The undercurrent of the book, however, is more insidious. Amidst the laughter it evokes in the reader through its amusing anecdotes, the book reminds us that here are men who believe all too much in their own self-worth, are openly misogynist — some are even openly racist — and between them, are trying to “make America great again” but have no clue as to what that means and how one should go about it. The only person with any sort of a vision is Steve Bannon. However, his vision is located in the 1960s where men were market-loving and dapper (mostly white) alpha males and women were cooking meals in aprons and heels. In Bannon’s version of America, immigrants are invisible or simply absent, women are “disciplined” and the white man is king. For Bannon, Mr. Trump is a perfect candidate in that he can be convinced that an idea is his and can be trusted to read out his speeches (like on inauguration day). Sitting in the crowd on inauguration day is George Bush, who after listening to Trump’s first ever speech as president says, as Wolff recounts, “That’s some weird shit”.


While everyone that observes American politics keenly has probably read this book by now and realised that it affirms their own ideas about the Trump Presidency, there is still one matter to be discussed. This is the matter of reason and leadership. By characterising Mr. Trump as mentally incompetent and, in short, “nuts” (a perception shared by many of the characters in the book), there is an unwitting comparison with Mr. Trump’s predecessors, who, by corollary, were supposedly “not nuts”. George Bush led America into a gratuitous war with Iraq over fictitious nuclear weapons, and a war with Afghanistan — both were undertaken as the “War on Terror”. Under the Obama administration, Nobel Peace Prize in tow, drone attacks and troop strength were increased in Afghanistan, even while troops were recalled from Iraq (only to be sent back to fight ISIS) and military and intelligence interference began in Syria and Libya. However, these “reasons of state” certainly affected millions of lives negatively in other parts of the world. Can such leadership be reasonably classified as rational when it engenders and endorses the use of such destructive force?
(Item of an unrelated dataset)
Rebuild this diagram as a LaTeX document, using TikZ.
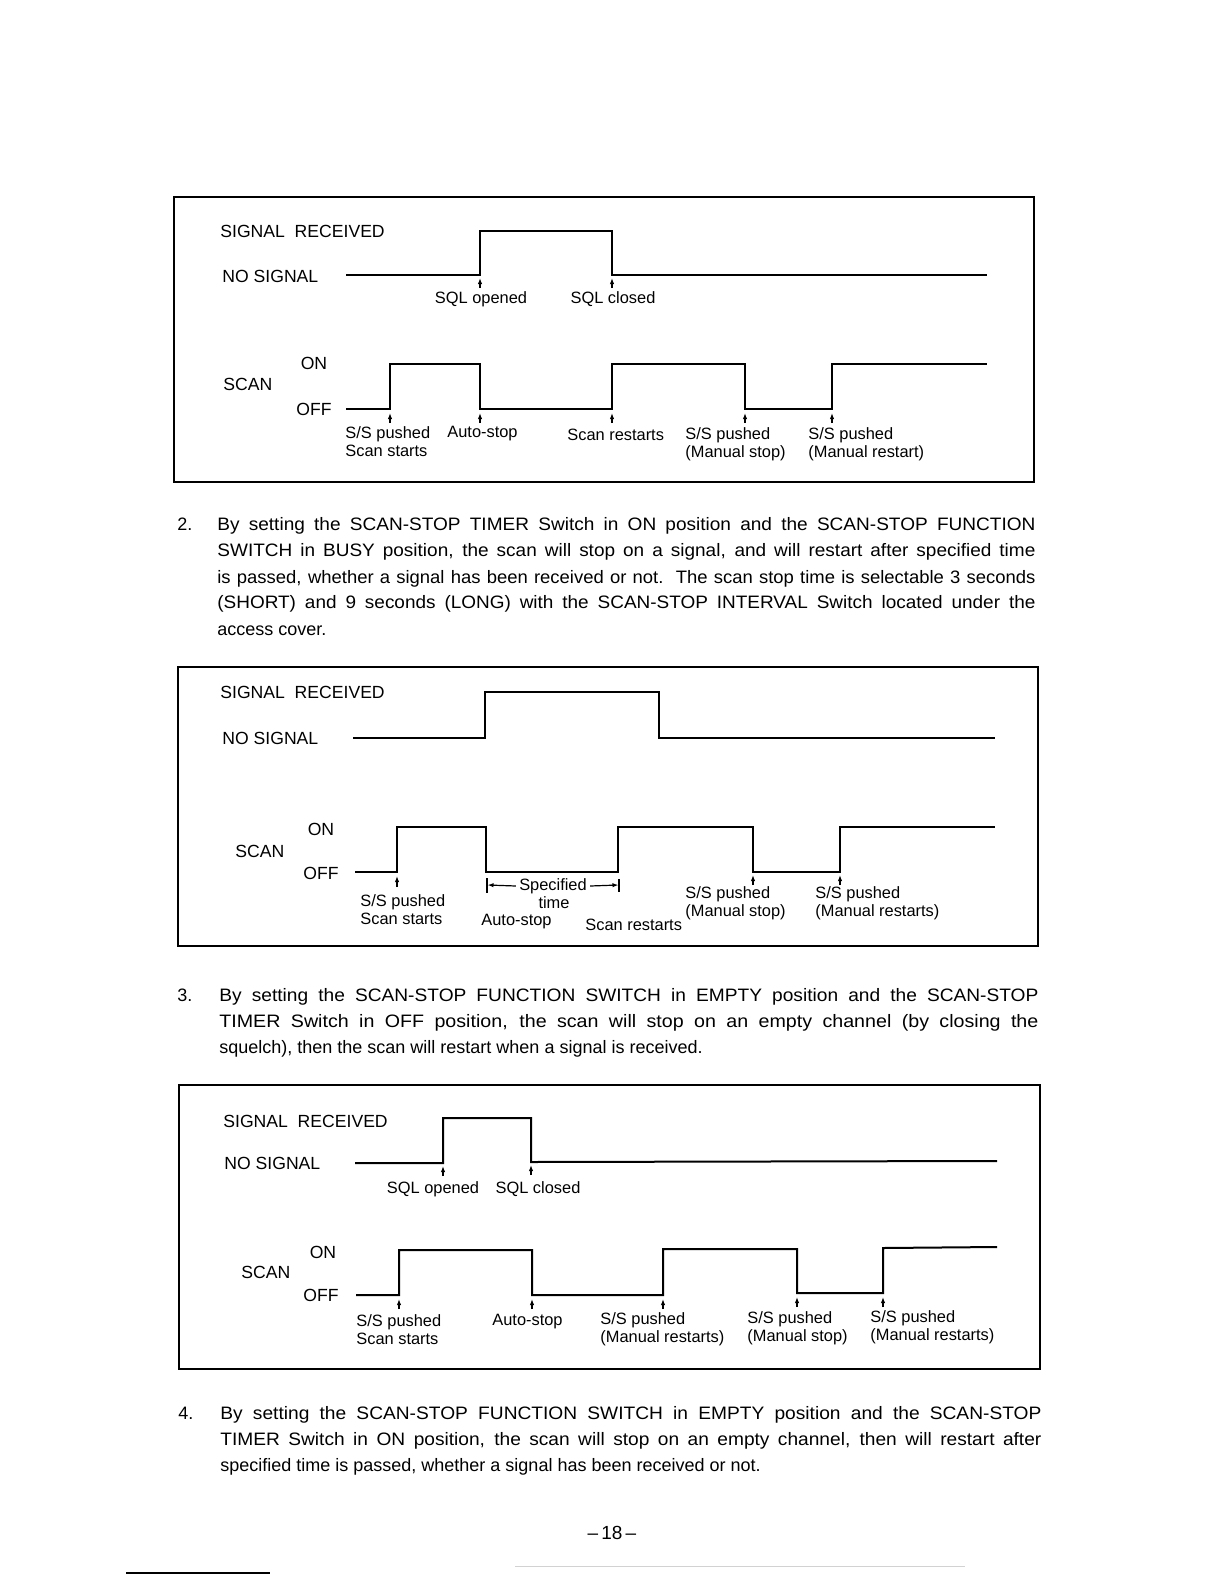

My worry about the book and Mr. Trump’s perpetually lampooned figure is that when his craziness is juxtaposed alongside the actions of former presidents, they end up looking “stable” and wise in comparison when there is very little defence of many of their foreign policy decisions. It is indeed true that Mr. Trump is unusual as a presidential candidate, as a president, as a speech-giver or policymaker. However, to focus on him alone as being the definition of presidential irrationality, even on the evidence of Wolff’s account, would perhaps be a tad simplistic.